There’s another batch of behaviours that make us go cuckoo. When he joined the family, he would keep on doing the things we had just told him not to. If we’d say “Don’t touch that”, rest assured he would two seconds later. I learned some adopted children do this with the intent to provoke the carer, in an attempt to gain control. It took some time, but we realised that was not the case for E. When scolded, he genuinely acted surprised and hurt. Now, I admit it required a long time for me to learn not to take it personally. I occasionally still struggle with it. After about eight months, we understood many of these incidents were due to his limited understanding of our language. He is a master at imitating language and he had fooled us into thinking he had acquired Italian skills in few weeks. It was truly hard to realise he hadn’t and some of these incidents had happened out of lack of comprehension. While I connect the naughty behaviours with his bottomless need for attention (even negative would do), I feel his “imitation game” originates from a desperate need for belonging. He shows it also by repeating anything his sister does, in an attempt to receive the same bit of attention and feel part of our family. He needs constant reassurance and we are trying our best to highlight his talents at any occasion.
Now, we are often walking on a floor of broken glasses with him. All these annoying behaviours sum up and sometime daily family life becomes intolerable. We are human beings and we may lose our cool, or even hope for a moment. We are still struggling to find the best way to parent this child, but lately there has been a positive development thanks to my shift of perspective with shame and need for connection.
We used to apply the naughty step method. We have always called it the “I-need-a-break mat”, to take away the naughty- feel. Since we started from being annoyed and angry, we would often send him there as a punishment. He would fight it hard. A time-out could easily take over 30 minutes of constant screaming and often resulted in a wrestling match, teaching him no lesson and leaving us utterly floored. Time went by and instead of improving, things got worse. When he was smaller, he would cry hard on the mat and I remember I felt his fear. Fear of not being loved. No matter if I’d stick around during the time-out, careful not to leave his sight, it was there. After one year, he would fight harder and scream at my face with a rage that shouldn’t belong to a child. In the aftermath, when we explain once again why we had sent him there and hugged him, he clearly was repeating the words he felt he needed to say to make it end. This approach was not serving anyone. It wasn’t teaching him anything and it wasn’t improving our relationship with him. If anything, it was creating stressors for anyone involved.
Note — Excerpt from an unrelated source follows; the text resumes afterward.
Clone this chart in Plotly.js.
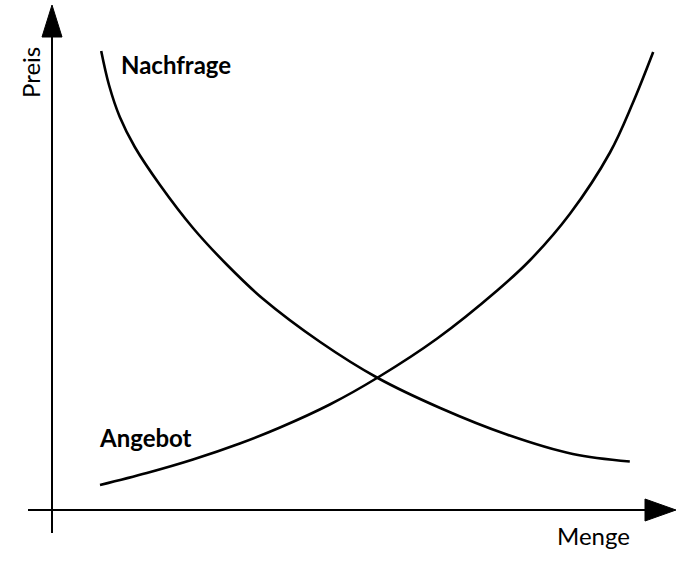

I now believe that such style of time-outs to him sounded like a reminder of “You are a bad boy! You are bad!”, “You are not in control, we will tame you into compliance”, “Go to the mat of shame where you belong, away from this family”. And to be fully honest, in the heat of the moment “bad boy” has even slipped out of my lips sometime. In other words, that approach was making him relive all of his worst fears. Being intrinsically bad, rotten, damaged. Not belonging to our family. Not connected.
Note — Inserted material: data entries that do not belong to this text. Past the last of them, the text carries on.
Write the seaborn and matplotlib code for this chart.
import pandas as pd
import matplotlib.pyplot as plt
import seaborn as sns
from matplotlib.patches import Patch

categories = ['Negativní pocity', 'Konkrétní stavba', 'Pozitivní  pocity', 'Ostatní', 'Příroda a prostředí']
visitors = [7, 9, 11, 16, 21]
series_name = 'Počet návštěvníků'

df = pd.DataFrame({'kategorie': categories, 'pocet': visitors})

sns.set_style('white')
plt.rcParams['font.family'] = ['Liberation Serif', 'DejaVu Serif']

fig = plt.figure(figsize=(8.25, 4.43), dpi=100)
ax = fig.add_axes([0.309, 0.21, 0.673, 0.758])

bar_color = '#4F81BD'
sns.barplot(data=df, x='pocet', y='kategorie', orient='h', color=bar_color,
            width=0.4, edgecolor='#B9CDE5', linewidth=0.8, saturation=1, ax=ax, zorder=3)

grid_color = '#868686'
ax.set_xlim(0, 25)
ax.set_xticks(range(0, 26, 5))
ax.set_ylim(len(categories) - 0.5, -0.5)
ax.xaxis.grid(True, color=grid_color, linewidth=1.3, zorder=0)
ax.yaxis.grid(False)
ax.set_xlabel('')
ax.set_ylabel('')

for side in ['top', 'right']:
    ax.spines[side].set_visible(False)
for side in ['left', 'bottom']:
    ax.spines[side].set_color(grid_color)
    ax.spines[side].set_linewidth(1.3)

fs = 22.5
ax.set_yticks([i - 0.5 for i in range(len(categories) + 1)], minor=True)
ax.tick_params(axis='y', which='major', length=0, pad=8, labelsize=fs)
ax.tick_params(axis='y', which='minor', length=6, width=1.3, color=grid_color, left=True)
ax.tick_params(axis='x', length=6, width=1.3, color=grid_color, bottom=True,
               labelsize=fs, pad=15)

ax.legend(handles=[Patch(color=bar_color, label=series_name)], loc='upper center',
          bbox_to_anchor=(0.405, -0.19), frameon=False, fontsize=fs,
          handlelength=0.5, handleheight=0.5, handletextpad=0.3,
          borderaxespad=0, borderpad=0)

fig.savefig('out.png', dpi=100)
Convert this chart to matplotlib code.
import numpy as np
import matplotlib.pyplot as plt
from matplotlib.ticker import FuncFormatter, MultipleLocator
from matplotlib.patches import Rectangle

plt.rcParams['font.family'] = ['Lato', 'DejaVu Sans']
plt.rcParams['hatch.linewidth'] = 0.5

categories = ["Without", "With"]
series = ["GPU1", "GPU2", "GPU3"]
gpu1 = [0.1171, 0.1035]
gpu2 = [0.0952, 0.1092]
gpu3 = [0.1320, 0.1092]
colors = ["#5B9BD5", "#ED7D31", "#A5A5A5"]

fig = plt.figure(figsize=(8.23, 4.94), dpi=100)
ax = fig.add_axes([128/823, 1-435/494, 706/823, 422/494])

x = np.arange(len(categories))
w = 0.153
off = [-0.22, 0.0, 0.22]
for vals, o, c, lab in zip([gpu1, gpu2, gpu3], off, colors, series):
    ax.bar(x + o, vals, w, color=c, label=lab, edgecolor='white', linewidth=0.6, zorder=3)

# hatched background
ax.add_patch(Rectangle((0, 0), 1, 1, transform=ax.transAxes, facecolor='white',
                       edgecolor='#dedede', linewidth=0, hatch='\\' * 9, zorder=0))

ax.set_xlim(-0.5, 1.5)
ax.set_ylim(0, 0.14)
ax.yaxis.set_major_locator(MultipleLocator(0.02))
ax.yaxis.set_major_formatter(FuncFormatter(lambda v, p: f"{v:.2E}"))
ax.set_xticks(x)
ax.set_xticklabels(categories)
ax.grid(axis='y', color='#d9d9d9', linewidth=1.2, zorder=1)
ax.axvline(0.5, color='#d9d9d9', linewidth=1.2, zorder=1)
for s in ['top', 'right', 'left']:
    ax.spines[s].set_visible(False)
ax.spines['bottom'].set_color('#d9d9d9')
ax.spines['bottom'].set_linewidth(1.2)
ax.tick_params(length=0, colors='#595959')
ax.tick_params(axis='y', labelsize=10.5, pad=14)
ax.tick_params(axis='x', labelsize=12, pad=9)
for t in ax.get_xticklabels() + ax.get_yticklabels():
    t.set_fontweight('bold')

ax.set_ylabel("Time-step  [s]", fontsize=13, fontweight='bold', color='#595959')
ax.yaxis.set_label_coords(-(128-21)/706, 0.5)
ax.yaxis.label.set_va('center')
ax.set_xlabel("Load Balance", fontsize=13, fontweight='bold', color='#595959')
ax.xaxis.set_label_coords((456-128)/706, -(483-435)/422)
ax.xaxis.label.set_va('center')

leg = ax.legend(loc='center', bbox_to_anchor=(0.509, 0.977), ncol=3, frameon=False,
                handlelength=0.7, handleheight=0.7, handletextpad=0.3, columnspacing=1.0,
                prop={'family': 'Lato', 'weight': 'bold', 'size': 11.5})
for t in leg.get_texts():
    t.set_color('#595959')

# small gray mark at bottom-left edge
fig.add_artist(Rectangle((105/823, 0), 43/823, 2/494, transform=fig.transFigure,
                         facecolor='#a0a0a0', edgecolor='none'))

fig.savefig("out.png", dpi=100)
After it clicked in my head, I started trying something new and so far it has been promising. The general principle is that the time-out should serve as a containment experience. It’s a tool for the child (and the parent) to release the stress in a safe space and when calm has been restored, talk through together about the stressor and how to deal with strong emotions. It is not a punishment. Let me say it once again: it is not a punishment. I may even start it with the usual words”Let’s get a time-out”, but with a different tone. Not “you did a bad thing, now you’ll get sent to the mat”, but “dude, you are losing it, let’s go to a safe place”. Since we are transitioning, I have to walk to the mat with him, he’s not confident to go by himself. He usually fight it a bit, so then I activate phase two. I hold his hands, get my eyes at his eyes’ level and sweetly talk him into looking at me in my eyes. Again, not a command, but an invitation. I found out gently holding his hands helps a lot, like a reminder of “I’m here with you”. Then I may remind him that it’s okay to be angry or not wanting a break, but I feel he’ll benefit from it. I say things like “Let’s get calm together” or “I’ll help you with this”. Again, alternative versions or “You are not alone“. Doing this prevents the situation from escalating and he may even complete the time-out on his own, quickly, and peacefully.
And he listens. I often ask him to tell me why he had to go on a time-out, to make sure he understands and internalises what has happened. In the past, he would often do something wrong right in the aftermath and I would grow frustrated. How can you behave like this, right after the time-out? I have observed that this new empathetic attitude also results in better behaviour after the episode. When outbursts are dealt with like this, they can become success stories for him. I often remind him of “last time, when you succeeded in calming down, like a big boy”. That bit helps as well.
And then there’s me. With “the old way”, I didn’t gain anything. He wouldn’t learn anything and because we would fight so hard, I ended up feeling exhausted and often guilty. It was a banquet for shame and negative feelings. Now, I have to use all my strength to remain calm (screams will always be triggers for me), but I feel in control and I genuinely believe I’m doing something good for him and our relationship. When it ends, I feel relieved but also… proud. I helped him navigate this difficult moment. I listened to his feelings without judging them, I taught him to live through the emotions while not being prey to them, I showed him you can feel and be in control of your feelings.
My method is not bullet-proof, as no parenting strategy is. We still had an epic tantrum one day (I slipped into one old mistake and that was it) and it was just awful. However, we went from a situation when every outburst was tragedy and they were getting worse in time, to one where most of them are managed with grace and as a shared trust-building experience.